◆ **Aim**
Produce nothing but an exact copy of the lines from the one containing "Generate a component" through the one containing "const PLOT_BOTTOM = 503;", and do not carry over pictures.

◆ **Material supplied**
• • •

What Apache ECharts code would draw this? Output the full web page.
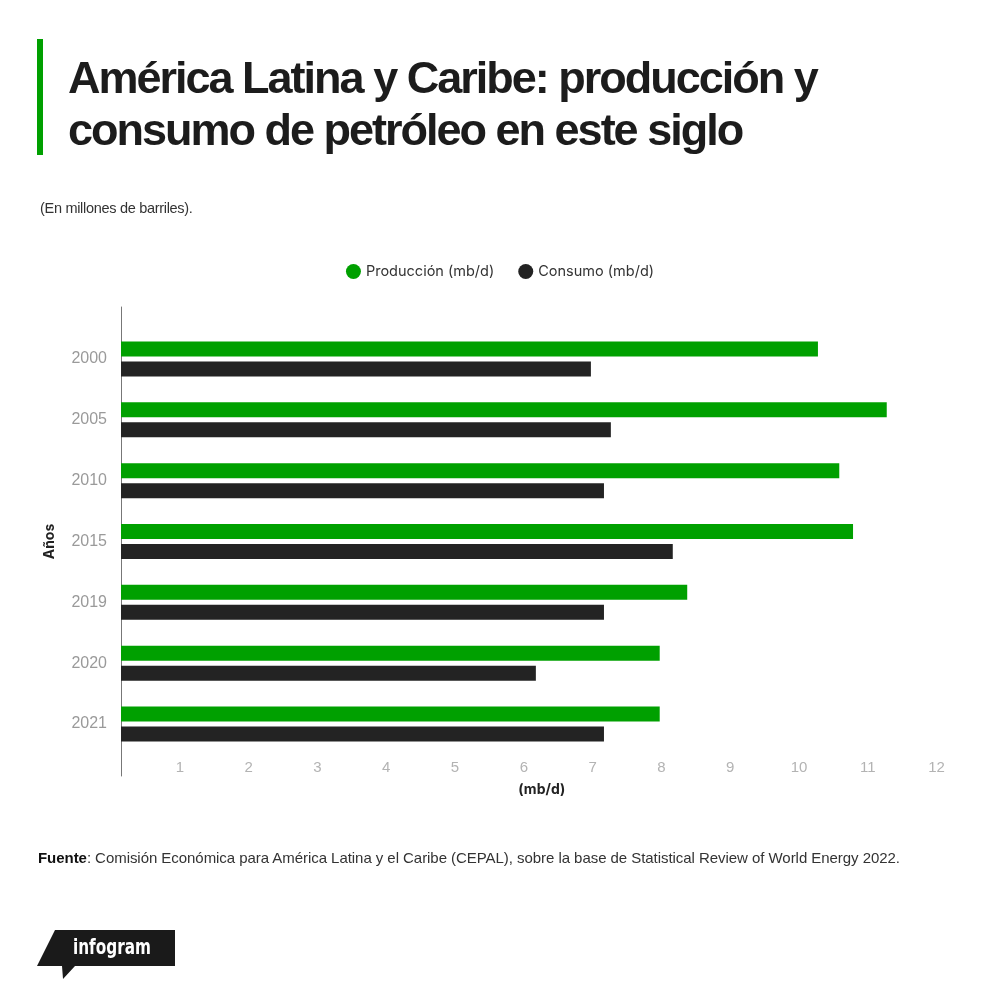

• • •

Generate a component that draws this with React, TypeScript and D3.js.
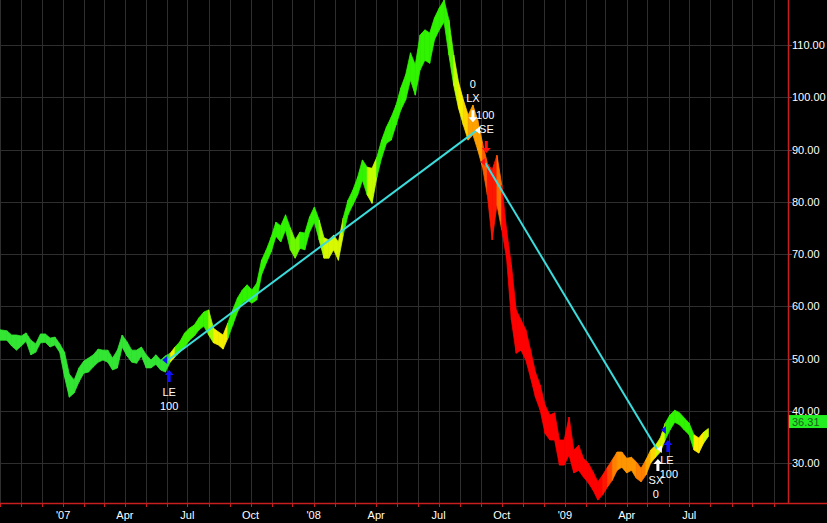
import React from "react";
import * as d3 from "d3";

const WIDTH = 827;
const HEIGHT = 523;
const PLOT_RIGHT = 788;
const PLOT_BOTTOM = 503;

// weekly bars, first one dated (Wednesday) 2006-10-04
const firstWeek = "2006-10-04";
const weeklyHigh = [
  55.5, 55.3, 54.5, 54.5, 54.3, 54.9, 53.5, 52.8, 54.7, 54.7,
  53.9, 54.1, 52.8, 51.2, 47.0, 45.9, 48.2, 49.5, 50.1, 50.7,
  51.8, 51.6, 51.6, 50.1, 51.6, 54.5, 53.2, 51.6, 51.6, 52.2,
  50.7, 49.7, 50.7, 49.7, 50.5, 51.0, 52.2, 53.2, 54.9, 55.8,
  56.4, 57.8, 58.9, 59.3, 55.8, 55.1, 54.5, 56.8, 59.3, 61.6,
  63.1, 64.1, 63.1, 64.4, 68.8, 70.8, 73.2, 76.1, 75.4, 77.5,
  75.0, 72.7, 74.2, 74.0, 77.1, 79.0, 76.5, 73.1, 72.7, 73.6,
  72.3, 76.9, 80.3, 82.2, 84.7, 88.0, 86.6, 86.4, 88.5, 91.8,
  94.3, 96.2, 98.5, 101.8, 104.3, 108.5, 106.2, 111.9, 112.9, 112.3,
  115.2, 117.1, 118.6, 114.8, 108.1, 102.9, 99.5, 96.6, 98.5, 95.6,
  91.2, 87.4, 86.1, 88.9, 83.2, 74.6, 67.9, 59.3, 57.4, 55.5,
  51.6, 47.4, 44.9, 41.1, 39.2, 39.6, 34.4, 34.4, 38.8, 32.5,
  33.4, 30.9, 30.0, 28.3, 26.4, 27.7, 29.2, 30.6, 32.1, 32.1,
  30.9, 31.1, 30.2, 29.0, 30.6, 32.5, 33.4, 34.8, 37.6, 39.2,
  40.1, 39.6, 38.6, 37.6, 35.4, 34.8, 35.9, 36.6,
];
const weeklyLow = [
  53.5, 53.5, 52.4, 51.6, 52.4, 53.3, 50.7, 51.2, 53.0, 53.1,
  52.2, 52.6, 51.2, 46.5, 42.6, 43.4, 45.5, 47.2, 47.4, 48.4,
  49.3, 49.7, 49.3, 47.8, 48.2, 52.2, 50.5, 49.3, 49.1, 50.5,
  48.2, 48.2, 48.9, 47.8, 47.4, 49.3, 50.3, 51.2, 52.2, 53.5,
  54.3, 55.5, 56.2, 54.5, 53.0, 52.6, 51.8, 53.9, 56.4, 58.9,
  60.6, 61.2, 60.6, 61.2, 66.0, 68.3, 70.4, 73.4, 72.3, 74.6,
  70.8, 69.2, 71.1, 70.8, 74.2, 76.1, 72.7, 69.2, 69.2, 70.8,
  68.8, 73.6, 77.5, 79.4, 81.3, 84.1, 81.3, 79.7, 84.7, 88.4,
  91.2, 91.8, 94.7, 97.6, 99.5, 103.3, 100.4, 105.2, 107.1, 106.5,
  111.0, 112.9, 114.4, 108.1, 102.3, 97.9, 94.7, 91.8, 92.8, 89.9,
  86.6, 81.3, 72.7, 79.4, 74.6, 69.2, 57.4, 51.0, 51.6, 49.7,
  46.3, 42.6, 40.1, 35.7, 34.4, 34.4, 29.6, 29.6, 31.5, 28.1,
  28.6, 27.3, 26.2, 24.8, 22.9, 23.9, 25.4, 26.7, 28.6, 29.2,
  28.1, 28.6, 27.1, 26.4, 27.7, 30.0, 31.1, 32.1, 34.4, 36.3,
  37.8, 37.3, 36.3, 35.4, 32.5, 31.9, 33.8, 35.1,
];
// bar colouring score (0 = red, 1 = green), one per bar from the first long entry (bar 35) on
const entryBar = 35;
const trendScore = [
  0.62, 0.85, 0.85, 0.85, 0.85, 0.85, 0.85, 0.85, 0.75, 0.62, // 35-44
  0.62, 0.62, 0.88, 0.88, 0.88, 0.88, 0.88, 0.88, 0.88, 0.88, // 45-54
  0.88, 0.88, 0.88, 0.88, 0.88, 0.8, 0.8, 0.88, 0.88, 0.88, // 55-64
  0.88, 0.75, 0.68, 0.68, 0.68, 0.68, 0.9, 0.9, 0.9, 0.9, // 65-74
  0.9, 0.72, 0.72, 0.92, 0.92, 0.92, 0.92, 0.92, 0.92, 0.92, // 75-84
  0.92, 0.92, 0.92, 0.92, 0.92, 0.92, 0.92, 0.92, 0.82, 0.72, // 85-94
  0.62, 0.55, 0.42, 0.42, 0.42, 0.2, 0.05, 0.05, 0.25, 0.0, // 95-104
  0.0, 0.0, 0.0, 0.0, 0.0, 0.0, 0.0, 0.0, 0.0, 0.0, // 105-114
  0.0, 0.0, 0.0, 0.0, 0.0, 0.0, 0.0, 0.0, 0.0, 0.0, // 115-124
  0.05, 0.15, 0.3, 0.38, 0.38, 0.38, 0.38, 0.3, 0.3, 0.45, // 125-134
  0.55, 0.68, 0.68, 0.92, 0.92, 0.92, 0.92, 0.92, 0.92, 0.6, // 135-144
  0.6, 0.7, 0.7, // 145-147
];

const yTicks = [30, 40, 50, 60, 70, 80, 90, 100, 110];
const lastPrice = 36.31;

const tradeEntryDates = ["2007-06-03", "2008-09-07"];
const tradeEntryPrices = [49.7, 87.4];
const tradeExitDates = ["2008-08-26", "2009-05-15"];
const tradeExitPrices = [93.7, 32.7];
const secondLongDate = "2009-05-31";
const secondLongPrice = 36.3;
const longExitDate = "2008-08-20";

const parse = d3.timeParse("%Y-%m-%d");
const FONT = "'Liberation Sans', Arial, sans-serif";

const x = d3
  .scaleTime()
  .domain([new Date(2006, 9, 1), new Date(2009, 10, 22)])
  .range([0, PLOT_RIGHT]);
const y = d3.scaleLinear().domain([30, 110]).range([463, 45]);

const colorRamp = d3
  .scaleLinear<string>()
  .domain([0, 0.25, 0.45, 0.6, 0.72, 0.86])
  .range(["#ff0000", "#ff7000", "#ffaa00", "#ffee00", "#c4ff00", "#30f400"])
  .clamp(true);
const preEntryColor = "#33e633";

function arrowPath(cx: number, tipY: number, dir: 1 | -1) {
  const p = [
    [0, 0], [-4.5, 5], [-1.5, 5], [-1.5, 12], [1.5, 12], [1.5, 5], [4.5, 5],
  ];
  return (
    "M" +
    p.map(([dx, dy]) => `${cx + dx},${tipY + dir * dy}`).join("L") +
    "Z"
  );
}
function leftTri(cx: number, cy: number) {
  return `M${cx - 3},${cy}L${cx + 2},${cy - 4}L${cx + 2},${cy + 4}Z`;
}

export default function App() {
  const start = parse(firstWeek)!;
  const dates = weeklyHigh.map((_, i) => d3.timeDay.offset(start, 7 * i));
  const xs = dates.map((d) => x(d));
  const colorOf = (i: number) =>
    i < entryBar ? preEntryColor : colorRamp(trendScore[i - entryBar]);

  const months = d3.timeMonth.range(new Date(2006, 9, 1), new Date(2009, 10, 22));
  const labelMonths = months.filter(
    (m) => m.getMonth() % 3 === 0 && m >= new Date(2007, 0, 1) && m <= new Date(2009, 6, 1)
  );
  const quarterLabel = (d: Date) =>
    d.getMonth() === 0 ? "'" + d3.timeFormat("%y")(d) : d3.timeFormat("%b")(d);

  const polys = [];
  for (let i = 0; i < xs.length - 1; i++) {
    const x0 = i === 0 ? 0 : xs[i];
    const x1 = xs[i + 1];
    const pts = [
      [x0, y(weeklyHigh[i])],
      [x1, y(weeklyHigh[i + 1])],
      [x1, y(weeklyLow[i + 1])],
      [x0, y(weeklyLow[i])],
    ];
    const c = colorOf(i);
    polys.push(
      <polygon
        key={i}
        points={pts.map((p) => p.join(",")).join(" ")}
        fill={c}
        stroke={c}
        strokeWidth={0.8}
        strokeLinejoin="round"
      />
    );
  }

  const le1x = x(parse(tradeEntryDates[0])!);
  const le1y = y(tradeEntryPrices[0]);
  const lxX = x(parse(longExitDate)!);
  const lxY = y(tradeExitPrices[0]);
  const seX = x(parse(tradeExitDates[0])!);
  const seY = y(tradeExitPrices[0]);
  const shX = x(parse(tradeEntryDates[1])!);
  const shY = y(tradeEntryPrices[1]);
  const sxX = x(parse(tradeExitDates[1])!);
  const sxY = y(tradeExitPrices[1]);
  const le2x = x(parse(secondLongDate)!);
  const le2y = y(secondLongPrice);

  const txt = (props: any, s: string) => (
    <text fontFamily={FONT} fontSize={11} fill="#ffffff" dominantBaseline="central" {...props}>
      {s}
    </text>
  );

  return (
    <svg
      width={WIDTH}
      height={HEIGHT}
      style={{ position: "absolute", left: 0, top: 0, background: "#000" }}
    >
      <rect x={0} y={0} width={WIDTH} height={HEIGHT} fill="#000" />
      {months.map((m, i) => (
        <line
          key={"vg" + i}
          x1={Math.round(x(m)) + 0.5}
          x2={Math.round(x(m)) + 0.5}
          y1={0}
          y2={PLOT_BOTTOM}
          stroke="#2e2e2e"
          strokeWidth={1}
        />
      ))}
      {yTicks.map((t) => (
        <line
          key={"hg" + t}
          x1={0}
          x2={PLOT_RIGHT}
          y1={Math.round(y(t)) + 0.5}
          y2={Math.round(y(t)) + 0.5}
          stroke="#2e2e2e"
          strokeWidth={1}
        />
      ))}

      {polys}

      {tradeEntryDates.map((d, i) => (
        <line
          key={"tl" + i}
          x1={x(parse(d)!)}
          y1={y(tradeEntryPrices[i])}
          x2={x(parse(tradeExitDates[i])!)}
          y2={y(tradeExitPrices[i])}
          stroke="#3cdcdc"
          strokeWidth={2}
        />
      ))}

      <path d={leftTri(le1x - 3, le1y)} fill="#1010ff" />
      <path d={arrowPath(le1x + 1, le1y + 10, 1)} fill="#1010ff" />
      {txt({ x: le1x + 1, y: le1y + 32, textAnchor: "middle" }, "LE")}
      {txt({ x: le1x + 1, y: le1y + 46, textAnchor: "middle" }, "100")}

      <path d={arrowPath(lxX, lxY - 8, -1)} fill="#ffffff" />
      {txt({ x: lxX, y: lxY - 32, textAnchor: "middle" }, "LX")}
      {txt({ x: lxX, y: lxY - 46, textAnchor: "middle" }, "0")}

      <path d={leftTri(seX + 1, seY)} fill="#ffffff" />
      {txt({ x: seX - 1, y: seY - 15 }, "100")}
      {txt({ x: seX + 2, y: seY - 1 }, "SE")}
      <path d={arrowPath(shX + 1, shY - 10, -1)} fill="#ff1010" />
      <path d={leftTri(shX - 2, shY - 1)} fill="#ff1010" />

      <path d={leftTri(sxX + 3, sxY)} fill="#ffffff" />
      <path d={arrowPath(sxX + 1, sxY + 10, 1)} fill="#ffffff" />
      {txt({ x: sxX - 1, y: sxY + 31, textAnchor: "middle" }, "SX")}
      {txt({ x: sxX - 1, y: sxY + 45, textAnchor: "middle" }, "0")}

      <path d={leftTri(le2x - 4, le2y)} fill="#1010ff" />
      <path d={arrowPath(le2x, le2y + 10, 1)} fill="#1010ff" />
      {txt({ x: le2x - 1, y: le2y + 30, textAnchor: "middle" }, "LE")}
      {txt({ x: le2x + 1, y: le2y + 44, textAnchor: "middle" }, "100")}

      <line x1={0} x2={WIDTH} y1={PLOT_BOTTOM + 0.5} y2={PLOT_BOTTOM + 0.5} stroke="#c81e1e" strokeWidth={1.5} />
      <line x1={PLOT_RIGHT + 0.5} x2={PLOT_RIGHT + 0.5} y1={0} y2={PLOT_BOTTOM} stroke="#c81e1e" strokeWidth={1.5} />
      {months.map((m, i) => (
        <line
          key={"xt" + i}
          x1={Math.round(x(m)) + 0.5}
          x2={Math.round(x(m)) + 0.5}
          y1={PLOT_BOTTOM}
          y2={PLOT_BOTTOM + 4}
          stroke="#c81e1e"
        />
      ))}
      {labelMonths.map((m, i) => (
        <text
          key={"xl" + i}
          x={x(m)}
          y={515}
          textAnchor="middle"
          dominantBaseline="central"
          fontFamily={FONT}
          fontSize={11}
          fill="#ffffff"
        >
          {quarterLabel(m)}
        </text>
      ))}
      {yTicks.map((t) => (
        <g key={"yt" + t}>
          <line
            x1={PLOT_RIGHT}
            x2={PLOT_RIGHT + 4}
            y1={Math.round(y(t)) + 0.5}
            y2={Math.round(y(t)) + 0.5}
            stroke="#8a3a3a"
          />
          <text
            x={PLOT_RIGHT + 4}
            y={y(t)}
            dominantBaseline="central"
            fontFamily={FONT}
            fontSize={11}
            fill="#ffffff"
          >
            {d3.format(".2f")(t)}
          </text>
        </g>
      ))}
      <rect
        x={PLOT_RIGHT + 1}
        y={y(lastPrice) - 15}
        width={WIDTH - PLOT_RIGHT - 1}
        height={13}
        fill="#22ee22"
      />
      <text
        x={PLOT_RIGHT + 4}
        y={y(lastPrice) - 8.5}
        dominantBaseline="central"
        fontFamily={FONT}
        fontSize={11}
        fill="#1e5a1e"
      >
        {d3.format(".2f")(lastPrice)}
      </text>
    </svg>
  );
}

• • •

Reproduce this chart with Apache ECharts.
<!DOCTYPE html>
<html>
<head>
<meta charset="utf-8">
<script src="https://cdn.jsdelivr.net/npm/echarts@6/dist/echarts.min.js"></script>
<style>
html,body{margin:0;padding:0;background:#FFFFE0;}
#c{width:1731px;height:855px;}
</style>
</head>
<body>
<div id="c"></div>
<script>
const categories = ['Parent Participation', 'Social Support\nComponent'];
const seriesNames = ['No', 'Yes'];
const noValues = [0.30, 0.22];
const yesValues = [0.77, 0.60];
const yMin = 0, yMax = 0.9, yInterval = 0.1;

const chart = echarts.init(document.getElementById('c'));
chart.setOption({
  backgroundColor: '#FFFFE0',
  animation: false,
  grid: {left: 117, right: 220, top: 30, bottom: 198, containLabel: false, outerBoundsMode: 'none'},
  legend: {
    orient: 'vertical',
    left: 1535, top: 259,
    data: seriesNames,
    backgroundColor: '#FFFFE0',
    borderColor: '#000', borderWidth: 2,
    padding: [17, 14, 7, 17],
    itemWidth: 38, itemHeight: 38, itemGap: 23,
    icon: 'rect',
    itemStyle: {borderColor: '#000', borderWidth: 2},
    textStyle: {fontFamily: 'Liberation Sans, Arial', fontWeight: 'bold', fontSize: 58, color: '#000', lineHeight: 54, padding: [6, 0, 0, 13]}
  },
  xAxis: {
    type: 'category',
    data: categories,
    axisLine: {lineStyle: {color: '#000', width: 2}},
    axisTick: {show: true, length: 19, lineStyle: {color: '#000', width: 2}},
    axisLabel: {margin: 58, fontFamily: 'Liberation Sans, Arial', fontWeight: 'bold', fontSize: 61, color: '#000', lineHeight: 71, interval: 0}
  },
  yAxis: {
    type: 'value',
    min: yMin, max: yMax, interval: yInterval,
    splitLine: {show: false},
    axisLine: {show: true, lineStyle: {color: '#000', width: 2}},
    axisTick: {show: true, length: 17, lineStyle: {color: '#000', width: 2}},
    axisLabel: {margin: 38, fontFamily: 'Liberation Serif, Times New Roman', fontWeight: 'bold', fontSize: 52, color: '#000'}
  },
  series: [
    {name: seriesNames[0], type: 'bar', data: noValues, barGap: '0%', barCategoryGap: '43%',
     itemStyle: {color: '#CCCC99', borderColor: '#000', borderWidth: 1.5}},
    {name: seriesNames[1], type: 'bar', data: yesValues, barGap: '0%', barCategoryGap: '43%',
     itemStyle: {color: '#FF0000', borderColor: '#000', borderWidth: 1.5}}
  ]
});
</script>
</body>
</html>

• • •

◆ **The reply**
Generate a component that draws this with React, TypeScript and D3.js.
import React from "react";
import * as d3 from "d3";

const WIDTH = 827;
const HEIGHT = 523;
const PLOT_RIGHT = 788;
const PLOT_BOTTOM = 503;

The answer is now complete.